Title: The Twisted Ones
Author: T. Kingfisher
ISBN: 9781534429574
Pages: 385 pages
Publisher/Date: Saga Press, an imprint of Simon & Schuster, c2019.
Awards: Dragon Award Winner (2020), British Fantasy Award Nominee (2020), Locus Award for Horror Novel Nominee (2020)

I woke up very slowly. There was a sound that I had been hearing for some time, and gradually I came awake, still hearing it.
It was Bongo. He lay flat at the foot of the bed, his fur standing up in spikes, and he was growling.
His growl was harsh and awful, like nothing I’d ever heard before. I could see the square of moonlight coming through the window reflected in his eyes.
It came to me, rather distantly, that Bongo was terrified.
My first instinct was to sit up, put my arms around him, ask him what was wrong. Being only half awake may have saved me.
I did not move my head. I looked over to the window, where Bongo was staring.
There was a white face in the window. (150-151).

Copy editor Melissa, mostly called Mouse, has been asked by her father to cleanout her grandmother’s house in the deep, rural south after she passes. Mouse’s father’s health is failing and hasn’t been to the house for several years since they moved his mother to an assisted living facility. When Mouse arrives with her hound dog in tow, she realizes her grandmother was a hoarder, with stacks of newspaper, plastic bags, and creepy porcelain dolls among the debris. As she starts cleaning and hauling things to the dump, Mouse finds an old journal of her step-grandfather, talking of strange twisted things in the woods that he thought could be tied to similar beings he escaped from in his native Wales. After visiting a mysterious hill and forest with a warped Stonehenge-like collection of white carvings, Mouse begins encountering these same strange things when they begin visiting her in the dead of night. Are the twisted ones still looking for her step-grandfather, or have they now set their sights on Mouse?

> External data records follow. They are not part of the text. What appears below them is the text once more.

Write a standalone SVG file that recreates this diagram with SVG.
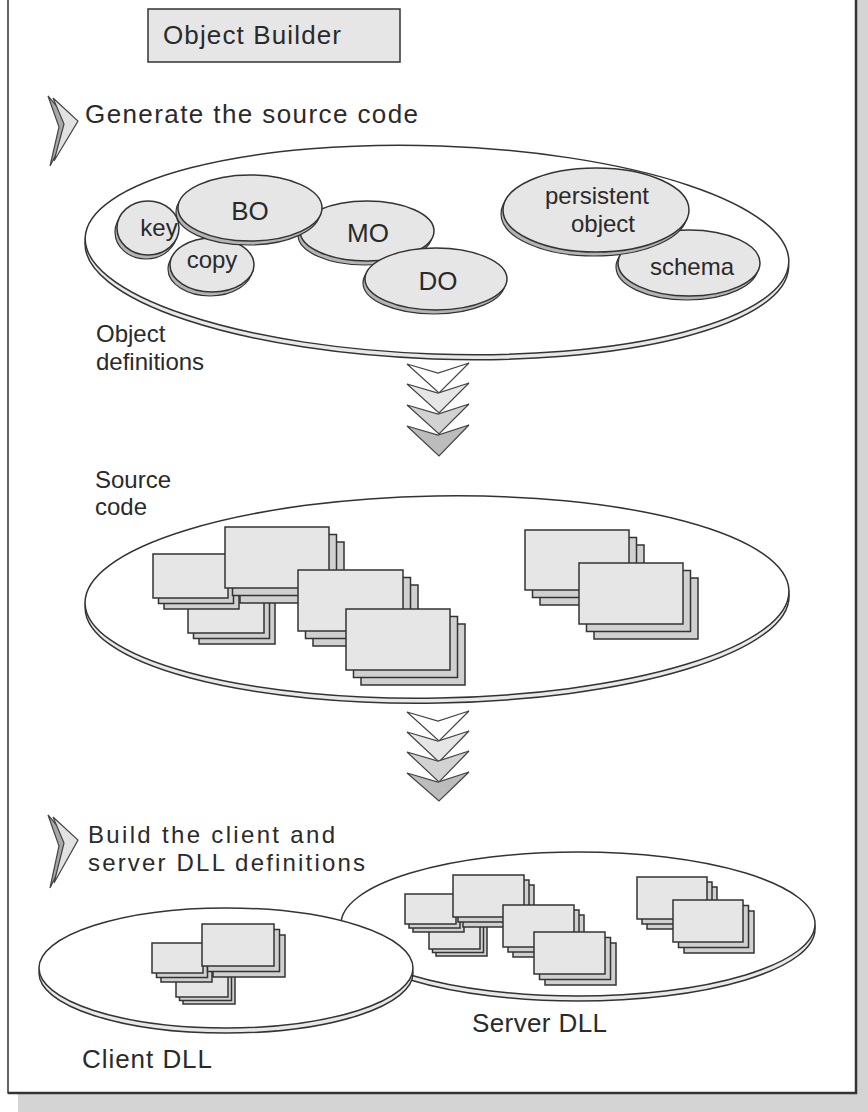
<svg xmlns="http://www.w3.org/2000/svg" width="868" height="1112" viewBox="0 0 868 1112">
<defs>
<style>
.t{font-family:"Liberation Sans",Arial,sans-serif;font-size:26px;fill:#2a2a2a}
.s{font-size:24px}
.frame{fill:#fff;stroke:#333;stroke-width:1.5}
.shadow{fill:#d4d4d4}
.disk{fill:#fff;stroke:#333;stroke-width:1.5}
.diskrim{fill:#e8e8e8;stroke:#333;stroke-width:1.5}
.blob{fill:#e6e6e6;stroke:#333;stroke-width:1.5}
.blobrim{fill:#b4b4b4;stroke:#333;stroke-width:1.2}
.doc{fill:#e6e6e6;stroke:#333;stroke-width:1.5}
.docb{fill:#d0d0d0;stroke:#333;stroke-width:1.5}
.chv{stroke:#444;stroke-width:1.2;stroke-linejoin:miter}
</style>
</defs>

<g id="frame">
<rect class="shadow" x="18" y="0" width="850" height="1112"/>
<rect class="frame" x="8" y="-10" width="848" height="1103"/>
<path d="M856,-10 V1093 H8" fill="none" stroke="#333" stroke-width="2.5"/>
</g>

<g id="title">
<rect x="148" y="9" width="252" height="53" fill="#e6e6e6" stroke="#333" stroke-width="1.5"/>
<text class="t" x="163" y="44" textLength="178">Object Builder</text>
</g>

<g id="step1">
<polygon points="48,96 72,124 50,166 59,127" fill="#a8a8a8" stroke="#444" stroke-width="1.2"/>
<polygon points="53,98 78,121 54,161 64,124" fill="#e2e2e2" stroke="#444" stroke-width="1.2"/>
<text class="t" x="85" y="123" textLength="333">Generate the source code</text>
</g>

<g id="object-definitions">
<g transform="rotate(2 437 250)">
<ellipse class="diskrim" cx="437" cy="255" rx="352" ry="104"/>
<ellipse class="disk" cx="437" cy="250" rx="352" ry="104"/>
</g>
<text class="t s" x="96" y="342">Object</text>
<text class="t s" x="96" y="370">definitions</text>
</g>

<g id="key">
<ellipse class="blobrim" cx="146" cy="232" rx="31" ry="27"/>
<ellipse class="blob" cx="148" cy="228" rx="31" ry="27"/>
<text class="t s" x="159" y="236" text-anchor="middle">key</text>
</g>
<g id="copy">
<ellipse class="blobrim" cx="210" cy="269" rx="42" ry="27"/>
<ellipse class="blob" cx="212" cy="265" rx="42" ry="27"/>
<text class="t s" x="212" y="268" text-anchor="middle">copy</text>
</g>
<g id="MO">
<ellipse class="blobrim" cx="365" cy="235" rx="67" ry="30"/>
<ellipse class="blob" cx="367" cy="231" rx="67" ry="30"/>
<text class="t" x="368" y="242" text-anchor="middle">MO</text>
</g>
<g id="BO">
<ellipse class="blobrim" cx="248" cy="212" rx="72" ry="33"/>
<ellipse class="blob" cx="250" cy="208" rx="72" ry="33"/>
<text class="t" x="250" y="220" text-anchor="middle">BO</text>
</g>
<g id="DO">
<ellipse class="blobrim" cx="434" cy="283" rx="71" ry="31"/>
<ellipse class="blob" cx="436" cy="279" rx="71" ry="31"/>
<text class="t" x="438" y="290" text-anchor="middle">DO</text>
</g>
<g id="schema">
<ellipse class="blobrim" cx="687" cy="267" rx="71" ry="33"/>
<ellipse class="blob" cx="689" cy="263" rx="71" ry="33"/>
<text class="t s" x="692" y="275" text-anchor="middle">schema</text>
</g>
<g id="persistent-object">
<ellipse class="blobrim" cx="594" cy="214" rx="93" ry="42"/>
<ellipse class="blob" cx="596" cy="210" rx="93" ry="42"/>
<text class="t s" x="597" y="204" text-anchor="middle">persistent</text>
<text class="t s" x="603" y="232" text-anchor="middle">object</text>
</g>

<g id="source-code">
<g transform="rotate(-1 437 597)">
<ellipse class="diskrim" cx="437" cy="602" rx="352" ry="101"/>
<ellipse class="disk" cx="437" cy="597" rx="352" ry="101"/>
</g>
<text class="t s" x="95" y="488">Source</text>
<text class="t s" x="95" y="515">code</text>
</g>

<g id="src-stack-C"><rect class="docb" x="199" y="600" width="76" height="44"/><rect class="docb" x="193.5" y="594.5" width="76" height="44"/><rect class="doc" x="188" y="589" width="76" height="44"/></g>
<g id="src-stack-A"><rect class="docb" x="164" y="565" width="75" height="44"/><rect class="docb" x="158.5" y="559.5" width="75" height="44"/><rect class="doc" x="153" y="554" width="75" height="44"/></g>
<g id="src-stack-B"><rect class="docb" x="240" y="542" width="104" height="61"/><rect class="docb" x="232.5" y="534.5" width="104" height="61"/><rect class="doc" x="225" y="527" width="104" height="61"/></g>
<g id="src-stack-D"><rect class="docb" x="313" y="585" width="105" height="61"/><rect class="docb" x="305.5" y="577.5" width="105" height="61"/><rect class="doc" x="298" y="570" width="105" height="61"/></g>
<g id="src-stack-E"><rect class="docb" x="361" y="624" width="104" height="61"/><rect class="docb" x="353.5" y="616.5" width="104" height="61"/><rect class="doc" x="346" y="609" width="104" height="61"/></g>
<g id="src-stack-F"><rect class="docb" x="540" y="545" width="104" height="60"/><rect class="docb" x="532.5" y="537.5" width="104" height="60"/><rect class="doc" x="525" y="530" width="104" height="60"/></g>
<g id="src-stack-G"><rect class="docb" x="594" y="578" width="104" height="61"/><rect class="docb" x="586.5" y="570.5" width="104" height="61"/><rect class="doc" x="579" y="563" width="104" height="61"/></g>

<g id="step2">
<polygon points="48,815 72,843 50,888 59,846" fill="#a8a8a8" stroke="#444" stroke-width="1.2"/>
<polygon points="53,817 78,840 54,883 64,843" fill="#e2e2e2" stroke="#444" stroke-width="1.2"/>
<text class="t s" x="88" y="843" textLength="247">Build the client and</text>
<text class="t s" x="88" y="871" textLength="277">server DLL definitions</text>
</g>

<g id="server-dll">
<ellipse class="diskrim" cx="578" cy="929" rx="237" ry="72"/>
<ellipse class="disk" cx="578" cy="924" rx="237" ry="72"/>
<text class="t" x="472" y="1032" textLength="135">Server DLL</text>
</g>

<g id="client-dll">
<ellipse class="diskrim" cx="226" cy="973" rx="187" ry="60"/>
<ellipse class="disk" cx="226" cy="968" rx="187" ry="60"/>
<text class="t" x="82" y="1068" textLength="130">Client DLL</text>
</g>

<g id="cli-stack-3"><rect class="docb" x="183" y="974" width="52" height="30"/><rect class="docb" x="179.5" y="970.5" width="52" height="30"/><rect class="doc" x="176" y="967" width="52" height="30"/></g>
<g id="cli-stack-1"><rect class="docb" x="161" y="952" width="51" height="30"/><rect class="docb" x="156.5" y="947.5" width="51" height="30"/><rect class="doc" x="152" y="943" width="51" height="30"/></g>
<g id="cli-stack-2"><rect class="docb" x="213" y="935" width="72" height="42"/><rect class="docb" x="207.5" y="929.5" width="72" height="42"/><rect class="doc" x="202" y="924" width="72" height="42"/></g>

<g id="srv-stack-3"><rect class="docb" x="436" y="926" width="51" height="30"/><rect class="docb" x="432.5" y="922.5" width="51" height="30"/><rect class="doc" x="429" y="919" width="51" height="30"/></g>
<g id="srv-stack-1"><rect class="docb" x="413" y="902" width="51" height="30"/><rect class="docb" x="409" y="898" width="51" height="30"/><rect class="doc" x="405" y="894" width="51" height="30"/></g>
<g id="srv-stack-2"><rect class="docb" x="463" y="885" width="71" height="42"/><rect class="docb" x="458" y="880" width="71" height="42"/><rect class="doc" x="453" y="875" width="71" height="42"/></g>
<g id="srv-stack-4"><rect class="docb" x="513" y="915" width="71" height="42"/><rect class="docb" x="508" y="910" width="71" height="42"/><rect class="doc" x="503" y="905" width="71" height="42"/></g>
<g id="srv-stack-5"><rect class="docb" x="545" y="943" width="71" height="42"/><rect class="docb" x="539.5" y="937.5" width="71" height="42"/><rect class="doc" x="534" y="932" width="71" height="42"/></g>
<g id="srv-stack-6"><rect class="docb" x="647" y="887" width="70" height="42"/><rect class="docb" x="642" y="882" width="70" height="42"/><rect class="doc" x="637" y="877" width="70" height="42"/></g>
<g id="srv-stack-7"><rect class="docb" x="684" y="911" width="70" height="42"/><rect class="docb" x="678.5" y="905.5" width="70" height="42"/><rect class="doc" x="673" y="900" width="70" height="42"/></g>

<g id="connectors">
<polygon class="chv" fill="#ffffff" points="407,364 438,373 469,363 439,393"/>
<polygon class="chv" fill="#e6e6e6" points="407,384 438,393 469,383 439,413"/>
<polygon class="chv" fill="#d2d2d2" points="407,405 438,414 469,404 439,434"/>
<polygon class="chv" fill="#bcbcbc" points="407,426 438,435 469,425 439,456"/>
<polygon class="chv" fill="#ffffff" points="407,712 438,721 469,711 439,741"/>
<polygon class="chv" fill="#e6e6e6" points="407,732 438,741 469,731 439,762"/>
<polygon class="chv" fill="#d2d2d2" points="407,752 438,761 469,751 439,782"/>
<polygon class="chv" fill="#bcbcbc" points="407,773 438,782 469,772 439,801"/>
</g>
</svg>
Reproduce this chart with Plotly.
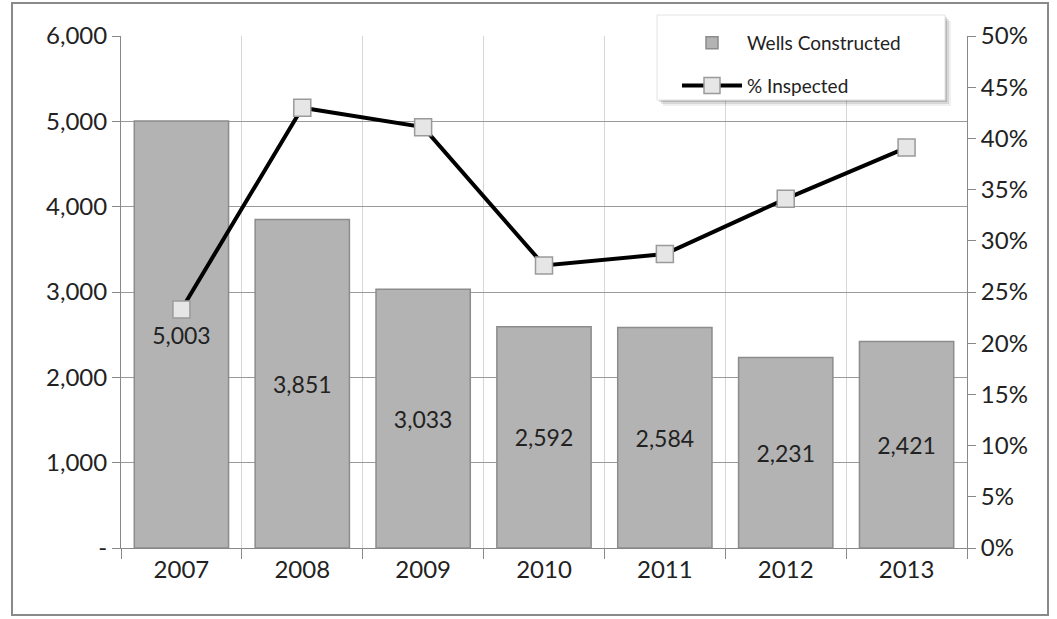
import plotly.graph_objects as go

years = ["2007", "2008", "2009", "2010", "2011", "2012", "2013"]
wells_constructed = [5003, 3851, 3033, 2592, 2584, 2231, 2421]
pct_inspected = [23.3, 43.0, 41.1, 27.6, 28.7, 34.1, 39.1]

left_ticks = [0, 1000, 2000, 3000, 4000, 5000, 6000]
left_labels = ["-", "1,000", "2,000", "3,000", "4,000", "5,000", "6,000"]
right_ticks = [0, 5, 10, 15, 20, 25, 30, 35, 40, 45, 50]
right_labels = [f"{v}%" for v in right_ticks]

FONT = "Lato, 'Open Sans', sans-serif"
TXT = "#222222"

# plot-area geometry in pixels, used to place paper-referenced decorations
L, R, T, B = 121, 90, 36, 71
W, H = 1057, 619
PW, PH = W - L - R, H - T - B


def px(x):
    return (x - L) / PW


def py(y):
    return (H - B - y) / PH


fig = go.Figure()

fig.add_trace(go.Bar(
    x=years, y=wells_constructed, name="Wells Constructed",
    legendgroup="wells",
    marker=dict(color="#b3b3b3", line=dict(color="#8c8c8c", width=1.5)),
    text=[f"{v:,}" for v in wells_constructed],
    textposition="inside", insidetextanchor="middle",
    textfont=dict(family=FONT, size=23, color=TXT),
    yaxis="y",
))

fig.add_trace(go.Scatter(
    x=years, y=pct_inspected, name="% Inspected",
    legendgroup="pct",
    mode="lines+markers",
    line=dict(color="#000000", width=4),
    marker=dict(symbol="square", size=17, color="#e6e6e6",
                line=dict(color="#9a9a9a", width=1.5)),
    yaxis="y2",
))

# outer chart frame
fig.add_shape(type="rect", xref="paper", yref="paper",
              x0=px(12), x1=px(1048), y0=py(615), y1=py(3),
              line=dict(color="#8a8a8a", width=2), fillcolor="rgba(0,0,0,0)",
              layer="below")
# legend box: soft shadow and white panel
for off, alpha in [(6, 0.06), (4, 0.10), (2, 0.14)]:
    fig.add_shape(type="rect", xref="paper", yref="paper",
                  x0=px(657 + off), x1=px(945 + off),
                  y0=py(100 + off), y1=py(15 + off),
                  line=dict(width=0), fillcolor=f"rgba(0,0,0,{alpha})",
                  layer="above")
fig.add_shape(type="rect", xref="paper", yref="paper",
              x0=px(657), x1=px(945), y0=py(100), y1=py(15),
              line=dict(color="#e2e2e2", width=1), fillcolor="white",
              layer="above")

fig.update_layout(
    width=W, height=H,
    margin=dict(l=L, r=R, t=T, b=B),
    paper_bgcolor="white", plot_bgcolor="white",
    bargap=0.22,
    showlegend=True,
    legend=dict(x=px(677), y=py(24), xanchor="left", yanchor="top",
                bgcolor="rgba(0,0,0,0)", borderwidth=0,
                font=dict(family=FONT, size=19, color=TXT),
                itemwidth=60, traceorder="grouped", tracegroupgap=15),
    font=dict(family=FONT, color=TXT),
    xaxis=dict(
        tickson="boundaries", ticks="outside", ticklen=10, tickcolor="#888888",
        showgrid=True, gridcolor="#d6d6d6", gridwidth=1,
        showline=True, linecolor="#888888", linewidth=1,
        tickfont=dict(family=FONT, size=24, color=TXT),
    ),
    yaxis=dict(
        range=[0, 6000], tickvals=left_ticks, ticktext=left_labels,
        ticks="outside", ticklen=8, tickcolor="#888888",
        showgrid=True, gridcolor="#9a9a9a", gridwidth=1,
        showline=True, linecolor="#888888", linewidth=1,
        zeroline=False,
        tickfont=dict(family=FONT, size=24, color=TXT),
    ),
    yaxis2=dict(
        range=[0, 50], tickvals=right_ticks, ticktext=right_labels,
        overlaying="y", side="right",
        ticks="outside", ticklen=8, tickcolor="#888888",
        showgrid=False, showline=True, linecolor="#888888", linewidth=1,
        zeroline=False,
        tickfont=dict(family=FONT, size=24, color=TXT),
    ),
)

fig.write_html("out.html")
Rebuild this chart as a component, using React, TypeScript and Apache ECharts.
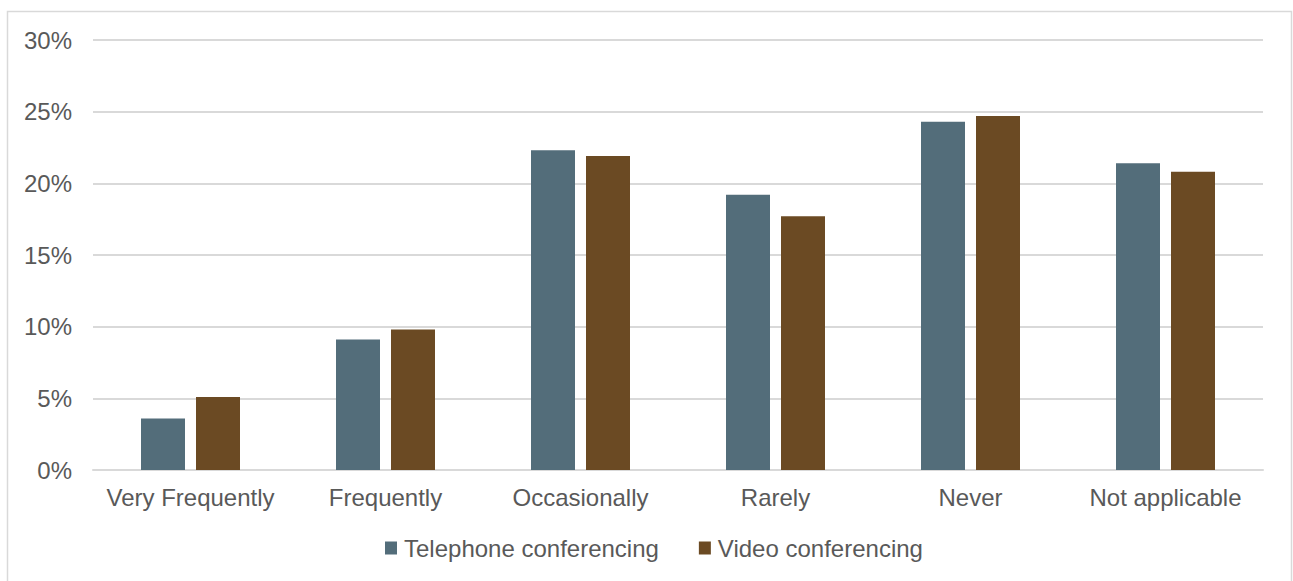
import React, { useEffect, useRef } from "react";
import * as echarts from "echarts";

const categories = ["Very Frequently", "Frequently", "Occasionally", "Rarely", "Never", "Not applicable"];
const telephone = [3.6, 9.1, 22.3, 19.2, 24.3, 21.4];
const video = [5.1, 9.8, 21.9, 17.7, 24.7, 20.8];
const seriesNames = ["Telephone conferencing", "Video conferencing"];

const FONT = "'Liberation Sans', Arial, sans-serif";
const TEXT = "#595959";

export default function App() {
  const ref = useRef<HTMLDivElement>(null);

  useEffect(() => {
    document.body.style.margin = "0";
    if (!ref.current) return;
    const chart = echarts.init(ref.current, undefined, { renderer: "svg" });
    chart.setOption({
      animation: false,
      backgroundColor: "#ffffff",
      textStyle: { fontFamily: FONT },
      graphic: [
        {
          type: "rect",
          shape: { x: 7.5, y: 11.5, width: 1284, height: 580 },
          style: { fill: "none", stroke: "#d9d9d9", lineWidth: 1.5 },
          silent: true,
        },
      ],
      grid: { left: 93, right: 30, top: 40, bottom: 111, containLabel: false },
      legend: {
        data: seriesNames,
        bottom: 16,
        left: 380,
        itemWidth: 12,
        itemHeight: 13,
        itemGap: 40,
        icon: "rect",
        textStyle: { fontSize: 24, color: TEXT, fontFamily: FONT, padding: [0, 0, 0, 2] },
      },
      xAxis: {
        type: "category",
        data: categories,
        axisLine: { lineStyle: { color: "#d9d9d9", width: 2 } },
        axisTick: { show: false },
        axisLabel: { fontSize: 24, color: TEXT, margin: 15, interval: 0, fontFamily: FONT },
      },
      yAxis: {
        type: "value",
        min: 0,
        max: 30,
        interval: 5,
        axisLine: { show: false },
        axisTick: { show: false },
        splitLine: { lineStyle: { color: "#d9d9d9", width: 2 } },
        axisLabel: { fontSize: 24, color: TEXT, margin: 21, formatter: "{value}%", fontFamily: FONT },
      },
      series: [
        {
          name: seriesNames[0],
          type: "bar",
          data: telephone,
          barWidth: 44,
          barGap: "25%",
          itemStyle: { color: "#536d7a" },
        },
        {
          name: seriesNames[1],
          type: "bar",
          data: video,
          barWidth: 44,
          itemStyle: { color: "#6b4a23" },
        },
      ],
    });
    return () => chart.dispose();
  }, []);

  return <div ref={ref} style={{ width: 1293, height: 581 }} />;
}
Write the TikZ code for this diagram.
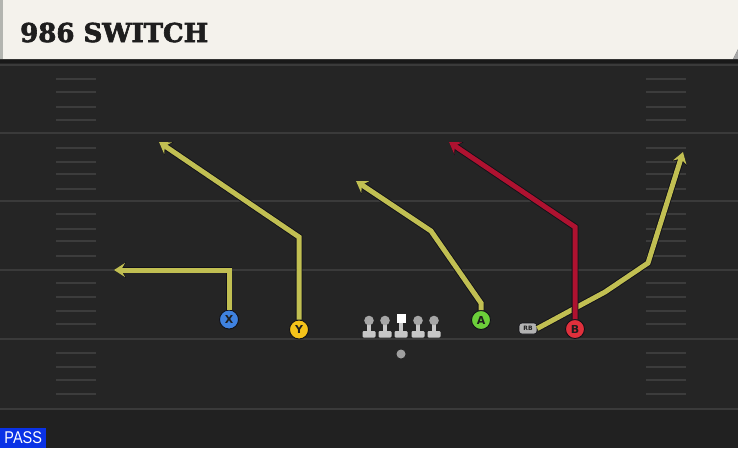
\documentclass[tikz,border=0pt]{standalone}
\usepackage{fontspec}
\usetikzlibrary{arrows.meta}
\newfontfamily\titlefont[BoldFeatures={FakeBold=2.5}]{DejaVu Serif}
\newfontfamily\passfont[FakeStretch=0.85]{Liberation Sans}
\newfontfamily\pfont{DejaVu Sans}
\definecolor{fieldbg}{HTML}{252525}
\definecolor{fieldlow}{HTML}{212121}
\definecolor{majorc}{HTML}{3A3A3A}
\definecolor{hashc}{HTML}{3C3C3C}
\definecolor{headerbg}{HTML}{F4F2EC}
\definecolor{headeredge}{HTML}{B3B5B0}
\definecolor{titlec}{HTML}{1E1E1E}
\definecolor{routey}{HTML}{C1BF52}
\definecolor{router}{HTML}{AE1230}
\definecolor{edgec}{HTML}{111118}
\definecolor{xblue}{HTML}{3F82E0}
\definecolor{yyellow}{HTML}{F4C21A}
\definecolor{agreen}{HTML}{6CCF3A}
\definecolor{bred}{HTML}{E0303C}
\definecolor{passblue}{HTML}{0A32E6}
\definecolor{linec}{HTML}{C8C8C8}
\definecolor{headc}{HTML}{A6A6A6}
\begin{document}
\begin{tikzpicture}[x=1pt,y=-1pt,
  majorline/.style={draw=majorc,line width=2pt},
  hashline/.style={draw=hashc,line width=1.6pt},
  route/.style={draw=#1,line width=5pt,line join=miter,
    -{Stealth[length=11pt,width=14pt,inset=4pt]},
    preaction={draw=edgec,line width=6.8pt,line join=miter,
      -{Stealth[length=12pt,width=15.6pt,inset=4pt]}}},
  player/.style={circle,minimum size=19pt,inner sep=0pt,fill=#1,
    draw=edgec,line width=0.9pt,font=\pfont\bfseries\fontsize{11}{11}\selectfont,text=titlec},
  lineman/.style={fill=linec},
]
\useasboundingbox (0,0) rectangle (738,448);
% field
\fill[fieldbg] (0,0) rectangle (738,448);
\fill[fieldlow] (0,409) rectangle (738,448);
\foreach \yy in {65,133,201,270,339,409}
  \draw[majorline] (0,\yy) -- (738,\yy);
\foreach \yy in {79,92,107,120,148,162,174,189,214,229,241,256,283,297,311,324,353,367,380,394}{
  \draw[hashline] (56,\yy) -- (96,\yy);
  \draw[hashline] (646,\yy) -- (686,\yy);
}
% header
\fill[black!90] (0,59) rectangle (738,63);
\fill[headerbg] (0,0) -- (738,0) -- (738,49) -- (733,59) -- (0,59) -- cycle;
\fill[gray!70] (738,49) -- (738,59) -- (733,59) -- cycle;
\fill[headeredge] (0,0) rectangle (2.5,59);
\node[anchor=base west,inner sep=0pt,text=titlec,
  font=\titlefont\bfseries\fontsize{26}{26}\selectfont] (title) at (20,42) {986 SWITCH};
% PASS tag
\node[anchor=south west,fill=passblue,text=white,inner sep=0pt,minimum width=46pt,minimum height=20pt,
  font=\passfont\fontsize{17}{17}\selectfont] (pass) at (0,448) {PASS};
% linemen
\foreach \lx in {369,385,418,434}{
  \fill[lineman] (\lx-2.3,320) rectangle (\lx+2.3,333);
  \fill[lineman,rounded corners=1.2pt] (\lx-6.5,331) rectangle (\lx+6.5,337.5);
  \fill[headc] (\lx,320.5) circle (4.8pt);
}
\fill[lineman] (398.7,320) rectangle (403.3,333);
\fill[lineman,rounded corners=1.2pt] (394.5,331) rectangle (407.5,337.5);
\fill[white] (396.5,313.5) rectangle (405.5,322.5);
% ball
\node[circle,fill=gray!75,minimum size=9pt,inner sep=0pt] (ball) at (401,354) {};
% players
\node[player=xblue] (X) at (229,319.5) {X};
\node[player=yyellow] (Y) at (299,329.5) {Y};
\node[player=agreen] (A) at (481,320) {A};
\node[player=bred] (B) at (575,329) {B};
\node[fill=gray!60,draw=edgec,line width=0.6pt,rounded corners=3pt,minimum width=18pt,minimum height=11pt,
  inner sep=0pt,text=titlec,font=\pfont\bfseries\fontsize{6}{6}\selectfont] (RB) at (528,328.5) {RB};
% route waypoints
\coordinate (x1) at (229,270);
\coordinate (xe) at (114,270);
\coordinate (y1) at (299,237);
\coordinate (ye) at (159,142);
\coordinate (a1) at (481,303);
\coordinate (a2) at (431,231);
\coordinate (ae) at (356,181);
\coordinate (b1) at (575,227);
\coordinate (be) at (449,142);
\coordinate (r1) at (605,292);
\coordinate (r2) at (648,263);
\coordinate (re) at (683,152);
% routes
\draw[route=routey] (RB.east) -- (r1) -- (r2) -- (re);
\draw[route=router] (B.north) -- (b1) -- (be);
\draw[route=routey] (X.north) -- (x1) -- (xe);
\draw[route=routey] (Y.north) -- (y1) -- (ye);
\draw[route=routey] (A.north) -- (a1) -- (a2) -- (ae);
\end{tikzpicture}
\end{document}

This is not the first T. Kingfisher novel I’ve read, and it likely won’t be my last. Reader beware though, if your first exposure to her writing is the The Saint of Steel series, you might want to read this one in the daylight. Kingfisher develops her settings and stories with an arresting ambiance that leans on heavily on clichés (creepy doll collection in an abandoned hoarding house anyone?). Mouse’s after the fact narration of the events also lessons the suspense, as readers are aware from the beginning that she survives whatever horrors she and the readers encounter in the woods. However, the clichés are comfortable and classic for a reason, and, like the Jaws theme song, most readers will still be drawn in by them, waiting for the other shoe to drop.

Inspired by Lovecraft’s interpretation of Arthur Machen’s story “The White People”, I can appreciate Kingfisher’s attempts to realistically write a story featuring a “recreated manuscript”, as her complaints about nearly photographic recall of plots are ones that have similarly frustrated me for years. Much of the backstory behind the twisted ones is left unexplained, contributing to the oral history element of the tale that will leave some readers unsatisfied. Several members of my book group wanted to know more, but I thought it struck the right combination of exploration and exposition, with dangling threads yielding to the “we’ll never know” trope while still shedding a little light with revelations about recent events.

Most characters were extraneous, with the main focus being on first Mouse and then by extension Foxy, an older eccentric neighbor who voluntarily gets pulled into the trouble drawn to Mouse. Foxy’s roommates, bipolar Skip and Thomas who assists Mouse with some of her grandmother’s larger items round out the trio, but along with a dump attendant, a barista, a cop, and Mouse’s father, they are largely background characters. The neighbors’ willingness, most notably Foxy’s, to insert themselves into a horror drama seems unrealistic, especially after they encounter one of the things that has been stalking the house. Mouse’s attempt to see the task through to the end is also unusual, particularly when her father gives her the out to just come home and he’ll bulldoze the place.

Just like the story this is inspired by, pieces of this book will stay with you, while other bits will float away into the ages, leaving behind a relic of remembrance.